National Insurance for CIS

Subcontractors are also subject to National Insurance contributions, as well as income tax. These NI contributions are calculated based on the subcontractor’s tax status and deducted at the same time as CIS income tax. There is no separate tax status for NI, as the flat rate covers both.

Speak to Ascott Blake for CIS payroll support

Understanding the various rules and regulations of CIS can be challenging and time-consuming, but with the help of an experienced CIS accountant, we can make managing CIS payroll easy.

At Ascott Blake, we are a dynamic accountancy firm backed by a dedicated team of chartered accountants.
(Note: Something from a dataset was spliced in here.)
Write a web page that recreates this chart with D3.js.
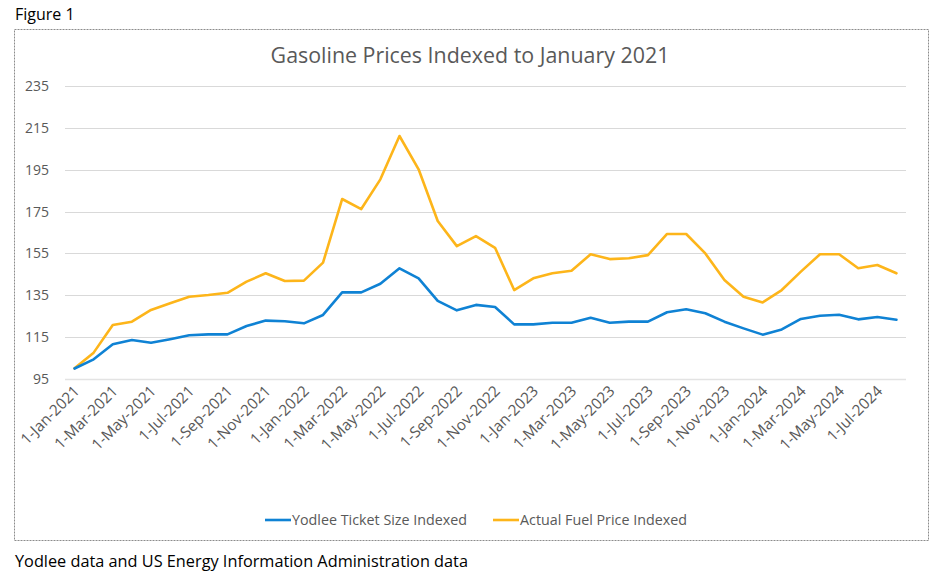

With a specialist focus on CIS compliance, we’ll help you navigate the unique payroll process and ensure subcontractors and HMRC get paid on time.

Our swift CIS payroll solutions can be tailored to your business, making them work for you and the people you hire. With our help, you can get a seamless CIS payroll solution at the most affordable cost.

Contact us today, and we’ll make sure your CIS payroll processes are fully taken care of.

Conclusion

Ultimately, CIS payroll is there to simplify and monitor how individuals in the construction industry calculate and pay tax. It ensures transparency and accountability between contractors and subcontractors.

As a contractor who operates under the Construction Industry Scheme, it is essential to take time to verify subcontractors and maintain accurate records. Enlisting a professional CIS accountant like Ascott Blake can significantly improve your payroll process, saving you time and providing added assurance that your business is working in line with the correct regulations.